Историко‑героические повести А. А. Бестужева‑Марлинского
Среди романтических повестей могут быть выделены в особую разновидность повести с историко‑героической тематикой, причем материл этих повестей взят из самых разных сторон жизни. Место их действия также строго не зафиксировано – это может быть и корабль, плывущий в Россию, и Англия, и Кавказ. Их объединяет время (они написаны о недавнем прошлом или даже о живом настоящем), патриотизм и образы простых, обыкновенных людей. Все эти повести выдержаны в восторженном, экстатическом, метафорическом, причудливо риторическом стиле. Повестям присуща форсированно экспрессивная речь с обилием картинных сравнений, роскошных метафор и подчеркнутой патетикой. Например, в повести «Ночь на корабле. (Из записок гвардейского офицера на возвратном пути в Россию после кампании 1814 года)» автор‑повествователь слушает рассказ‑монолог капитана фрегата Рональда. Главный герой повести, потеряв возлюбленную, охладевает к жизни вообще, лишается будущего, теряет «все радости невозвратно и безнадежно». За сочувствие, выраженное к нему, говорит автор, «он заплатил мне таким взором, что если этот взор приснится мне и в могиле, я наверно улыбнусь от удовольствия». «Любил ли я? – восклицает герой. – Какая ж иная страсть в наши лета может возвысить душу до восторга и убить ее до отчаяния!» Таков же стиль повестей «Латник», «Лейтенант Белозор» и так называемых «кавказских» повестей («Аммалат‑Бек», «Мулла‑Нур»). В «кавказских» повестях великолепно выписана южная природа и правдиво изображены нравы кавказских народностей (автор служил на Кавказе и погиб там). Бестужев не скрывает «диких», с точки зрения европейца, русского офицера, обычаев и отрицательных черт горских племен – коварства, жадности, невежества. В повести изображены сцены джигитовки, кровавой борьбы с тигром и кабаном, ужасные кровавые картины гробокопательства, черной неблагодарности и мести. Автор может передать дикий, необузданный нрав горца и «душу» «азиатца», его «сердечные» стремления и высокие нравственные качества.

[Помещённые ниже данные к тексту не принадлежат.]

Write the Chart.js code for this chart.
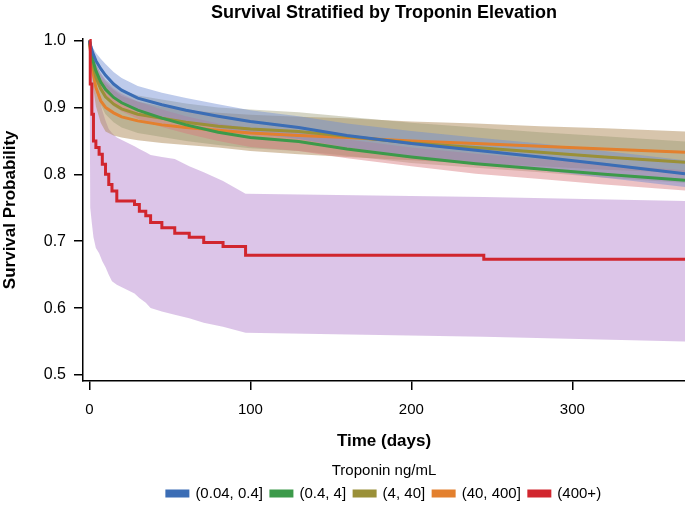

Эти и другие повести принесли Бестужеву‑Марлинскому всероссийскую известность, но вместе с тем стиль его подвергся жестокой и справедливой критике.
Русская повесть в области повествовательных форм пошла не по дороге Бестужева‑Марлинского, а по пути Пушкина и Лермонтова. В ней обнаружились явные реалистические тенденции. В завершающих романтический период повестях Н. Полевого, М. Погодина, В. Соллогуба, других беллетристов и, главное, в творчестве Пушкина, Лермонтова возобладали новые художественные принципы – ясность, точность, прозрачность стиля, отказ от перифрастичности, поэтичность без аффектации, без искусственных эффектов, без риторики, избыточной патетики. Предвестием этих завоеваний не только великих мастеров, но и русской прозы в целом были знаменитые повести Н. Ф. Павлова.